The Overlook neighborhood lies just above the Hillside neighborhood and was outside the village limits when developer Cornelius cables filed a plan in 1897 to develop the area as a garden suburb.  The plan included three sections: Highland Park and Columbia Park, both intended for single-family homes, and Cottage Park, intended for more modest homes.  The centerpiece of the project was Columbia Boulevard, an expansive landscaped street winding across the hilltop.

 

"You lived in Overlook and you went to Kingsbury School... it was a very cohesive neighborhood. The neighbors... were sort of middle [class], white-collar... there were doctors, there were executives of the brass industry, there were teachers.... It was a comfortable and stable neighborhood to grow up in [during] the '30s and '40s."
~ Frederick W. Chesson

 

Cables advertised the development’s virtues: its elevated position, its pure air, its spacious lots and broad avenues, its fine and abundant water supply, and its investment potential.  The success of the development, however, depended on its proximity to the trolley line, newly laid from the center of Waterbury to Waterville, running along the perimeter of Overlook up Willow Street and across Roseland Avenue.  An Overlook resident could ride the trolley downtown in only seven minutes.

 

"Upper Cooke Street was all farmland.

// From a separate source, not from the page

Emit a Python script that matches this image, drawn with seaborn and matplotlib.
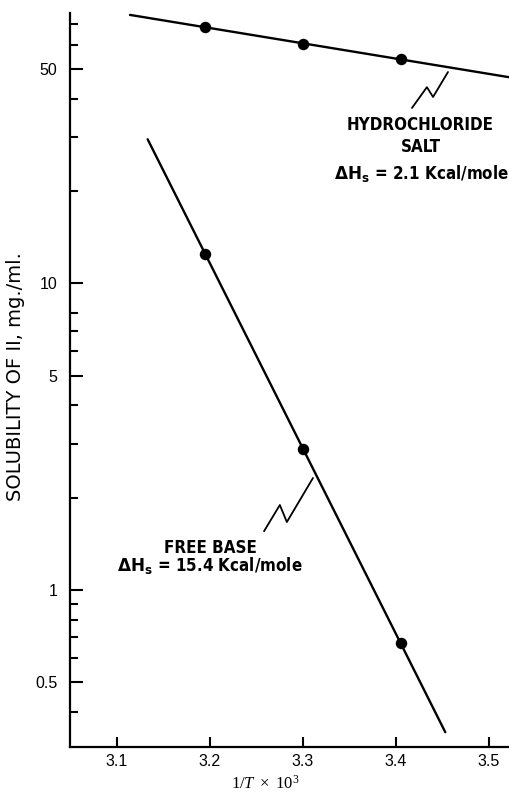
import numpy as np
import pandas as pd
import matplotlib
matplotlib.use("Agg")
import matplotlib.pyplot as plt
import seaborn as sns

# Solubility of compound II vs reciprocal temperature
inv_temp = [3.195, 3.30, 3.405]
salt_solubility = [68.6, 60.4, 53.9]
base_solubility = [12.46, 2.88, 0.670]

# x-range over which each fitted line is drawn
salt_span = [3.114, 3.522]
base_span = [3.133, 3.453]

major_yticks = [0.5, 1, 5, 10, 50]
major_ylabels = ["0.5", "1", "5", "10", "50"]
minor_yticks = [0.4, 0.6, 0.7, 0.8, 0.9, 2, 3, 4, 6, 7, 8, 20, 30, 40, 60, 70]
xticks = [3.1, 3.2, 3.3, 3.4, 3.5]

sns.set_style("ticks")
plt.rcParams["font.family"] = ["Liberation Sans", "DejaVu Sans"]
for key in ("text.color", "axes.labelcolor", "xtick.color", "ytick.color",
            "axes.edgecolor"):
    plt.rcParams[key] = "black"
plt.rcParams["mathtext.fontset"] = "custom"
plt.rcParams["mathtext.bf"] = "DejaVu Sans:bold"
plt.rcParams["mathtext.it"] = "Liberation Serif:italic"
plt.rcParams["mathtext.rm"] = "Liberation Serif"

fig = plt.figure(figsize=(5.09, 7.97), dpi=100)
ax = fig.add_axes([70 / 509, 50 / 797, 439 / 509, 734 / 797])
ax.set_yscale("log")


def fitted(xs, ys, span):
    k, b = np.polyfit(xs, np.log10(ys), 1)
    span = np.asarray(span)
    return pd.DataFrame({"x": span, "y": 10 ** (k * span + b)})


pts = pd.DataFrame({"x": inv_temp * 2,
                    "y": salt_solubility + base_solubility,
                    "form": ["salt"] * 3 + ["base"] * 3})

for ys, span in [(salt_solubility, salt_span), (base_solubility, base_span)]:
    line = fitted(inv_temp, ys, span)
    sns.lineplot(data=line, x="x", y="y", ax=ax, color="black", lw=1.7)

sns.scatterplot(data=pts, x="x", y="y", ax=ax, color="black", s=68,
                edgecolor="black", linewidth=0, legend=False, zorder=5)

ax.set_xlim(3.0495, 3.5215)
ax.set_ylim(0.307, 76.2)
ax.set_xticks(xticks)
ax.set_xticklabels([f"{t:.1f}" for t in xticks])
ax.set_yticks(major_yticks)
ax.set_yticklabels(major_ylabels)
ax.set_yticks(minor_yticks, minor=True)
ax.set_yticklabels([], minor=True)

ax.tick_params(axis="y", which="major", direction="in", length=9, width=1.5,
               labelsize=11.5, pad=9)
ax.tick_params(axis="y", which="minor", direction="in", length=6, width=1.5)
ax.tick_params(axis="x", which="major", direction="in", length=7, width=1.5,
               labelsize=11.5, pad=5)
ax.tick_params(axis="x", which="minor", bottom=False)

sns.despine(ax=ax)
for s in ("left", "bottom"):
    ax.spines[s].set_linewidth(1.6)

ax.set_ylabel("SOLUBILITY OF II, mg./ml.", fontsize=14,
              family=["DejaVu Sans"])
ax.yaxis.set_label_coords(-0.1025, 0.505)
ax.set_xlabel(r"$1/T\ \times\ 10^{3}$", fontsize=12)
ax.xaxis.set_label_coords(0.444, -0.036)

# leader zigzags to each curve
ax.plot([0.779, 0.813, 0.827, 0.861], [0.8706, 0.899, 0.8856, 0.9196],
        transform=ax.transAxes, color="black", lw=1.3)
ax.plot([0.442, 0.478, 0.494, 0.5535], [0.294, 0.3297, 0.3065, 0.3665],
        transform=ax.transAxes, color="black", lw=1.3)

lab = dict(transform=ax.transAxes, ha="center", va="center", fontsize=12.2,
           family="DejaVu Sans", stretch="condensed", weight="bold")
ax.text(0.797, 0.847, "HYDROCHLORIDE", **lab)
ax.text(0.799, 0.8174, "SALT", **lab)
ax.text(0.800, 0.782, r"$\mathbf{\Delta H_s}$ = 2.1 Kcal/mole", **lab)
ax.text(0.321, 0.271, "FREE BASE", **lab)
ax.text(0.319, 0.2466, r"$\mathbf{\Delta H_s}$ = 15.4 Kcal/mole", **lab)

fig.savefig("out.png", dpi=100)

When we lived on Cooke Street, that whole area was all woods."
~ Aaron Simon

 

"My father built a house just below Clowes Terrace [on Willow Street]. That was the end of the trolley line; the rest was woods from there on."
~ Stanley Levin

 

Although the neighborhood was strictly residential, several community institutions were permitted, including the Kingsbury School and McTernan School, a private boys school that merged with St. Margaret’s in 1972.  Other institutions in the neighborhood were the All Souls Episcopal Church, the Southmayd Home, and Beth El and B’Nai Shalom synagogues.  The former school on Columbia Boulevard has been converted to the Albanian Club.

 

"There were just so many things to do. There were always kids in the neighborhood. The doors were always open. You could go in and you were always welcome no matter who the neighbors were.... There were all kinds of people in the neighborhood, all kinds of nationalities. Everybody was so kind and warm, and it was really a nice place to be. "
~ Brenda Anderson-Killer

 

Fulton Park is a great neighborhood ornament.  The 70-acre park was established in 1919 by private gift of the Fulton family at site of the former Cooke Street reservoir.  It was planned by the Olmsted Brothers firm, the nation’s premier designer for urban parks, with areas of natural beauty and areas for organized athletics, including skiing. 


"We'd go ice skating in Fulton Park on the big pond. We used to play hockey on the little pond. I can remember going ice skating, and getting pretty cold, and going into a big house right in Fulton Park where we would gather around the fire and maybe buy some cocoa and get warmed up."